Web gnomes and the technocrat hijack

In my last post, I discussed the idea of the Indieweb and the state of the World Wide Web. If you have any interest, I urge you to read Olia Lialina’s fantastic essay on the transition from the idea of My to Me on the web. It’s lengthy but contains a wealth of information about how the web has changed and how the web user has changed. It coalesces many of the thoughts I’ve been having for some years now.

Lialina references a late 90s quote from Tim Berners-Lee – the man often called the inventor of the World Wide Web – where he talks about personal home pages:

“With all respect, the personal home page is not a private expression; it’s a public billboard that people work on to say what they’re interested in. That’s not as interesting to me as people using it in their private lives. It’s exhibitionism, if you like. Or self-expression. It’s openness, and it’s great in a way, it’s people letting the community into their homes. But it’s not really their home. They may call it a home page, but it’s more like the gnome in somebody’s front yard than the home itself.”

Lialina calls out the arrogance in this statement – the idea that regular people using the web, and enthusiastically learning HTML so they can create a personal home page, are amateurs creating nothing more than quaint gnomes in the garden. A clear divide is inserted between the web professional and the web amateur – between the skilled technologist and the average person on the street.

Dress me up any way you want – Olympus OMD EM5 Mark 2

The personal home page as rebellion

There have always been people looking to make lifelong careers and profits out of the web. The idea that the web would be a gigantic repository of information available to everyone equally is very much a 90s ideal. Alongside developments in technology, and in service to these professionals and technocrats, the web has changed from something a person logs into occasionally to check email and exercise an alter-ego, to an always-on connection where the idea that you’d even have a home page, rather than a simple Instagram bio, seems odd to many young web users.

When Tim Berners-Lee said that the web isn’t a home for the average web user, he may not have envisioned just how defining that statement would become. Today, giant corporations lay claim to sections of the web and tell us how we should interact with it. Too bad if you want to upload your own hand-made HTML to their platforms, because they won’t allow it. You can’t be trusted to engage in good design as defined by them. And you certainly can’t be allowed to disengage with their data collection because then you’d be worthless to them as a method of making money.

Corporations and technologists making their income from the monetisation of the web aren’t interested in anyone owning any part of it. They want you to stay in their curated walled gardens so they can sell your data, sell your profile, and make you believe you’re getting something useful in return when you spend time filling their platforms with content for free. Need to stay in touch with friends and family? Yeah, lucky thing we have a social media platform for that! Of course, we always had a thing called email where we could stay in touch, too.

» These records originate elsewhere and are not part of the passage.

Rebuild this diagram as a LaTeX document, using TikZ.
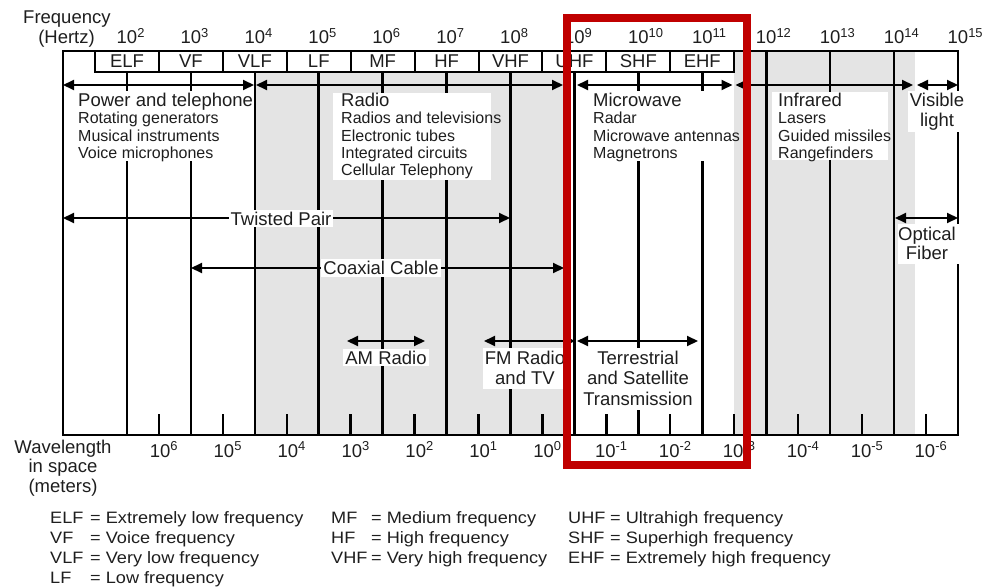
\documentclass[tikz,border=0pt]{standalone}
\usepackage{fontspec}
\setmainfont{Liberation Sans}
\newfontfamily\legendfont{Liberation Sans}[FakeStretch=1.1]
\usetikzlibrary{arrows.meta}
\definecolor{bandgrey}{RGB}{228,228,228}
\definecolor{ink}{RGB}{30,30,30}
\definecolor{hilite}{RGB}{192,0,0}
\tikzset{
  vline/.style={line width=2.6pt, draw=black},
  tickmark/.style={line width=2.4pt, draw=black},
  frameline/.style={line width=2.4pt, draw=black},
  boxline/.style={line width=2pt, draw=black},
  spanarrow/.style={line width=2pt, draw=black,
    {Triangle[length=11pt,width=10pt]}-{Triangle[length=11pt,width=10pt]}},
  lbl/.style={font=\fontsize{18.5}{19}\selectfont, text=ink, inner sep=0pt},
  headlbl/.style={font=\fontsize{18.5}{19}\selectfont, text=ink, inner sep=0pt, anchor=base west},
  sublbl/.style={font=\fontsize{16}{17}\selectfont, text=ink, inner sep=0pt, anchor=base west},
  tag/.style={font=\fontsize{18.5}{19}\selectfont, text=ink, fill=white, inner xsep=2pt, inner ysep=2pt, anchor=base},
  legend/.style={font=\legendfont\fontsize{16.5}{17}\selectfont, text=ink, inner sep=0pt, anchor=base west},
}
\begin{document}
\begin{tikzpicture}[x=1pt,y=-1pt]
\useasboundingbox (0,0) rectangle (984,586);

% shaded bands
\fill[bandgrey] (255,72) rectangle (566,435);
\fill[bandgrey] (734,51) rectangle (915,435);

% decade lines and half-decade ticks
\foreach \k in {0,...,13} \draw[vline] ({127+63.92*\k},51) -- ({127+63.92*\k},435);
\foreach \k in {1,...,13} \draw[tickmark] ({95+63.92*\k},414) -- ({95+63.92*\k},435);
\draw[frameline] (63,51) rectangle (958,435);

% band boxes
\draw[boxline, fill=white] (95,51) rectangle (734.2,72);
\foreach \k in {1,...,9} \draw[boxline] ({95+63.92*\k},51) -- ({95+63.92*\k},72);
\foreach \t [count=\k from 0] in {ELF,VF,VLF,LF,MF,HF,VHF,UHF,SHF,EHF}
  \node[lbl, anchor=base] (band\k) at ({127+63.92*\k},67.7) {\t};

% frequency labels
\foreach \k in {0,...,13} {
  \pgfmathtruncatemacro\n{\k+2}
  \node[lbl, anchor=base] (f\k) at ({127+63.92*\k},43.3) {10\rlap{\textsuperscript{\n}}};
}
% wavelength labels
\foreach \k in {1,...,13} {
  \pgfmathtruncatemacro\n{7-\k}
  \node[lbl, anchor=base] (w\k) at ({100+63.92*\k},457) {10\textsuperscript{\n}};
}

% axis titles
\node[lbl, anchor=base west] (freq) at (23,24) {Frequency};
\node[lbl, anchor=base east] (hertz) at (95,44) {(Hertz)};
\node[lbl, anchor=base] (wl1) at (63,453) {Wavelength};
\node[lbl, anchor=base] (wl2) at (63,472.5) {in space};
\node[lbl, anchor=base] (wl3) at (63,492) {(meters)};

% top range arrows
\coordinate (pw1) at (63,85);    \coordinate (pw2) at (254,85);
\coordinate (ra1) at (256,85);   \coordinate (ra2) at (563,85);
\coordinate (mw1) at (577,85);   \coordinate (mw2) at (732.5,85);
\coordinate (ir1) at (735.5,85); \coordinate (ir2) at (913,85);
\coordinate (vl1) at (917,85);   \coordinate (vl2) at (958,85);
\draw[spanarrow] (pw1) -- (pw2);
\draw[spanarrow] (ra1) -- (ra2);
\draw[spanarrow] (mw1) -- (mw2);
\draw[spanarrow] (ir1) -- (ir2);
\draw[spanarrow] (vl1) -- (vl2);

% media arrows
\coordinate (tp1) at (63,218);  \coordinate (tp2) at (510,218);
\coordinate (cx1) at (191,268); \coordinate (cx2) at (564,268);
\coordinate (of1) at (895,218); \coordinate (of2) at (958,218);
\coordinate (am1) at (347,341); \coordinate (am2) at (425,341);
\coordinate (fm1) at (484,341); \coordinate (fm2) at (575,341);
\coordinate (ts1) at (577,341); \coordinate (ts2) at (698,341);
\draw[spanarrow] (tp1) -- (tp2);
\draw[spanarrow] (cx1) -- (cx2);
\draw[spanarrow] (of1) -- (of2);
\draw[spanarrow] (am1) -- (am2);
\draw[spanarrow] (fm1) -- (fm2);
\draw[spanarrow] (ts1) -- (ts2);

% text blocks with white backgrounds
\fill[white] (66,91) rectangle (252,161);
\node[headlbl] (pt) at (78,106.7) {Power and telephone};
\node[sublbl] (pt1) at (78,123.5) {Rotating generators};
\node[sublbl] (pt2) at (78,141) {Musical instruments};
\node[sublbl] (pt3) at (78,158) {Voice microphones};

\fill[white] (333,93) rectangle (491,180);
\node[headlbl] (rd) at (341,106.7) {Radio};
\node[sublbl] (rd1) at (341,123.5) {Radios and televisions};
\node[sublbl] (rd2) at (341,141) {Electronic tubes};
\node[sublbl] (rd3) at (341,158) {Integrated circuits};
\node[sublbl] (rd4) at (341,175) {Cellular Telephony};

\fill[white] (583,91) rectangle (733,161);
\node[headlbl] (mw) at (593,106.7) {Microwave};
\node[sublbl] (mw1t) at (593,123.5) {Radar};
\node[sublbl] (mw2t) at (593,141) {Microwave antennas};
\node[sublbl] (mw3t) at (593,158) {Magnetrons};

\fill[white] (772,92) rectangle (888,160);
\node[headlbl] (ir) at (778,106.7) {Infrared};
\node[sublbl] (ir1t) at (778,123.5) {Lasers};
\node[sublbl] (ir2t) at (778,141) {Guided missiles};
\node[sublbl] (ir3t) at (778,158) {Rangefinders};

\fill[white] (908,91) rectangle (963,132);
\node[lbl, anchor=base] (vis1) at (937,106.7) {Visible};
\node[lbl, anchor=base] (vis2) at (937,126) {light};

% media labels
\node[tag] (tpl) at (281,225) {Twisted Pair};
\node[tag] (cxl) at (381,274.5) {Coaxial Cable};
\node[tag] (aml) at (386,364) {AM Radio};

\fill[white] (898,224) rectangle (962,264);
\node[lbl, anchor=base] (of1t) at (927,240.7) {Optical};
\node[lbl, anchor=base] (of2t) at (927,259) {Fiber};

\fill[white] (483,348) rectangle (568,389);
\node[lbl, anchor=base] (fm1t) at (525,364) {FM Radio};
\node[lbl, anchor=base] (fm2t) at (525,384) {and TV};

\fill[white] (580,348) rectangle (697,410);
\node[lbl, anchor=base] (ts1t) at (638,364) {Terrestrial};
\node[lbl, anchor=base] (ts2t) at (638,384.5) {and Satellite};
\node[lbl, anchor=base] (ts3t) at (638,405) {Transmission};

% highlight frame
\draw[hilite, line width=8pt] (566.5,18) rectangle (747,464.5);

% legend
\node[legend] (lg1a) at (50,523) {ELF};  \node[legend] (lg1b) at (90,523) {= Extremely low frequency};
\node[legend] (lg2a) at (50,543) {VF};   \node[legend] (lg2b) at (90,543) {= Voice frequency};
\node[legend] (lg3a) at (50,563) {VLF};  \node[legend] (lg3b) at (90,563) {= Very low frequency};
\node[legend] (lg4a) at (50,583) {LF};   \node[legend] (lg4b) at (90,583) {= Low frequency};
\node[legend] (lg5a) at (331,523) {MF};  \node[legend] (lg5b) at (371,523) {= Medium frequency};
\node[legend] (lg6a) at (331,543) {HF};  \node[legend] (lg6b) at (371,543) {= High frequency};
\node[legend] (lg7a) at (331,563) {VHF}; \node[legend] (lg7b) at (371,563) {= Very high frequency};
\node[legend] (lg8a) at (568,523) {UHF}; \node[legend] (lg8b) at (610,523) {= Ultrahigh frequency};
\node[legend] (lg9a) at (568,543) {SHF}; \node[legend] (lg9b) at (610,543) {= Superhigh frequency};
\node[legend] (lg10a) at (568,563) {EHF}; \node[legend] (lg10b) at (610,563) {= Extremely high frequency};
\end{tikzpicture}
\end{document}
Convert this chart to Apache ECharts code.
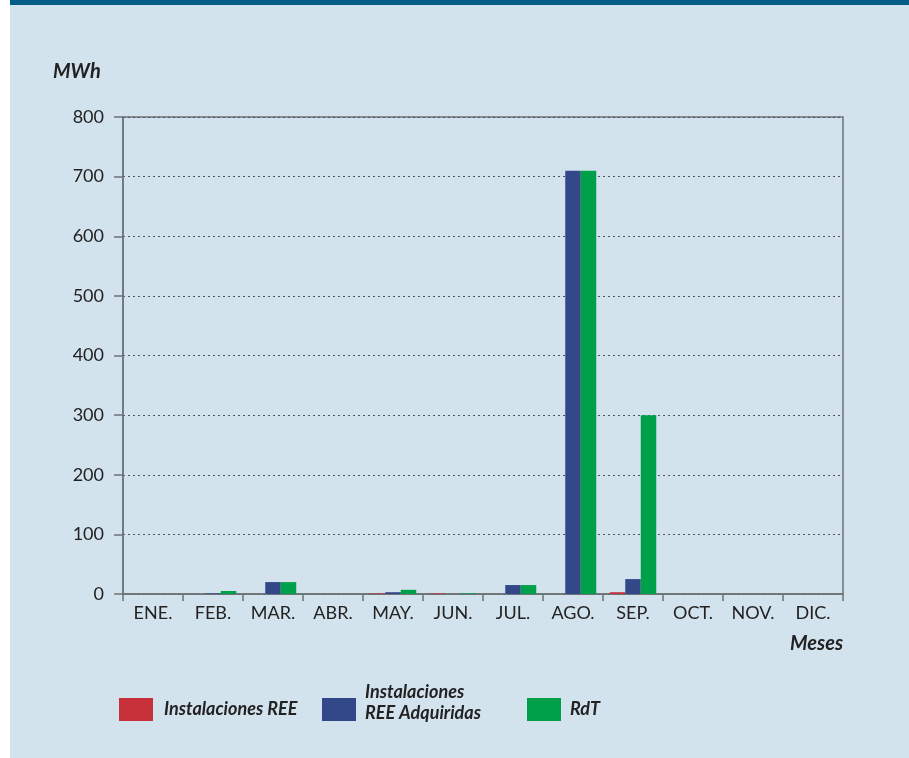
<!DOCTYPE html>
<html>
<head>
<meta charset="utf-8">
<script src="https://cdn.jsdelivr.net/npm/echarts@6/dist/echarts.min.js"></script>
<style>
  html, body { margin: 0; padding: 0; background: #fff; }
  #chart {
    position: absolute; left: 10px; top: 0;
    width: 899px; height: 753px;
    background: #d3e3ed;
    border-top: 5px solid #005e88;
  }
</style>
</head>
<body>
<div id="chart"></div>
<script>
// datos mensuales (MWh)
const meses = ["ENE.", "FEB.", "MAR.", "ABR.", "MAY.", "JUN.", "JUL.", "AGO.", "SEP.", "OCT.", "NOV.", "DIC."];
const instalacionesREE = [0, 0, 0, 0, 1, 1, 0, 0, 3, 0, 0, 0];
const reeAdquiridas = [0, 1, 20, 0, 3, 0, 15, 710, 25, 0, 0, 0];
const rdt = [0, 5, 20, 0, 7, 1, 15, 710, 300, 0, 0, 0];

const nombres = ["Instalaciones REE", "Instalaciones REE Adquiridas", "RdT"];
const colores = ["#c8313a", "#334888", "#00a04b"];

const fuente = "Lato, 'Open Sans', sans-serif";

function leyenda(nombre, left, top, padText, formatter) {
  return {
    data: [nombre],
    left: left,
    top: top,
    icon: "rect",
    itemWidth: 34,
    itemHeight: 23,
    selectedMode: false,
    formatter: formatter,
    textStyle: {
      color: "#222",
      fontSize: 18,
      fontStyle: "italic",
      fontWeight: "bold",
      fontFamily: fuente,
      lineHeight: 21,
      padding: padText,
      rich: {
        a: { fontSize: 18, fontStyle: "italic", fontWeight: "bold", fontFamily: fuente, color: "#222", lineHeight: 21 },
        b: { fontSize: 1, lineHeight: 13 },
      },
    },
  };
}

const chart = echarts.init(document.getElementById("chart"));

const option = {
  animation: false,
  grid: {
    left: 113,
    top: 112,
    width: 720,
    height: 477,
    show: true,
    borderColor: "#6c7376",
    borderWidth: 1.5,
  },
  legend: [
    leyenda(nombres[0], 104, 688, [0, 0, 0, 6]),
    leyenda(nombres[1], 307, 672, [0, 0, 0, 4], "{a|Instalaciones}\n{a|REE Adquiridas}\n{b| }"),
    leyenda(nombres[2], 512, 688, [0, 0, 0, 4]),
  ],
  graphic: [
    {
      type: "text",
      left: 43,
      top: 57,
      style: {
        text: "MWh",
        fill: "#222",
        font: "italic bold 20px " + fuente,
      },
    },
    {
      type: "text",
      right: 66,
      top: 629,
      style: {
        text: "Meses",
        fill: "#222",
        font: "italic bold 20px " + fuente,
      },
    },
  ],
  xAxis: {
    type: "category",
    data: meses,
    axisLine: { lineStyle: { color: "#6c7376", width: 1.5 } },
    axisTick: { show: true, length: 7, lineStyle: { color: "#6c7376", width: 1.5 } },
    axisLabel: { color: "#222", fontSize: 18, fontFamily: fuente, margin: 10 },
  },
  yAxis: {
    type: "value",
    min: 0,
    max: 800,
    interval: 100,
    axisLine: { show: true, lineStyle: { color: "#6c7376", width: 1.5 } },
    axisTick: { show: true, length: 9, lineStyle: { color: "#6c7376", width: 1.5 } },
    axisLabel: { color: "#222", fontSize: 18, fontFamily: fuente, margin: 19 },
    splitLine: { lineStyle: { color: "#555", type: [2, 3], width: 1 } },
  },
  series: [instalacionesREE, reeAdquiridas, rdt].map((vals, i) => ({
    name: nombres[i],
    type: "bar",
    data: vals,
    barWidth: 15.5,
    barGap: "0%",
    itemStyle: { color: colores[i] },
  })),
};

chart.setOption(option);
</script>
</body>
</html>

Whilst the retro-web revival highlighted by places like Neocities is reminiscent of 90s home pages, and is populated by well-meaning people who want to return to a supposed web golden age, there’s still a pervasive attitude of reworking the ugly design of those original 90s websites so that modern design principles aren’t insulted. The 90s aesthetic is catalogued and examined by the current crop of professisonals. Thus, it becomes another social movement defined by what technologies one had access to, and is assigned space beneath the umbrella of Web 1.0 – itself just another label designed to make conversations about the past easier to grasp.

Of course, we’ve learned so much about web accessibility and our tools have improved to the point where we can now make easy-to-read websites that don’t feature dancing baby GIFs. There’s certainly admission in some quarters that web users in the 90s used the tools they had to make the best websites possible – an admission that the personal home page aesthetic was perhaps not completely a result of people with bad design tastes. But there are also people now who’d like to revive the 90s aesthetic with modern tools like the latest CSS and other scripting that didn’t exist back then, whilst adhering to accessibility and good design principles because, of course, we must do that since it’s best design practice – best practice only in terms of appeal, standardisation, and monolithic design that has, of course, nothing to do with the admirable and simple personal goal of just having a digital home. Not adhering to good design principles would make a site anti-corporate, anti-design, and anti-social, according to arrogant web technologists.

The idea that we should adhere to standards and monolithic design principles seems based on the idea of appealing to the greatest number of people, attracting the most attention, making the most money, and going viral – all of which are core concepts of capitalism that certainly didn’t define personal home page design in the 90s. During the time of the slow web, you’d get excited if a single person emailed you once a month and said how awesome they thought your personal home page was and how you had things in common – and it was a genuinely exciting moment of connection because you weren’t bombarded with likes and followers and subscribers and junk emails every single day. One connection felt real and important because it was uncommon.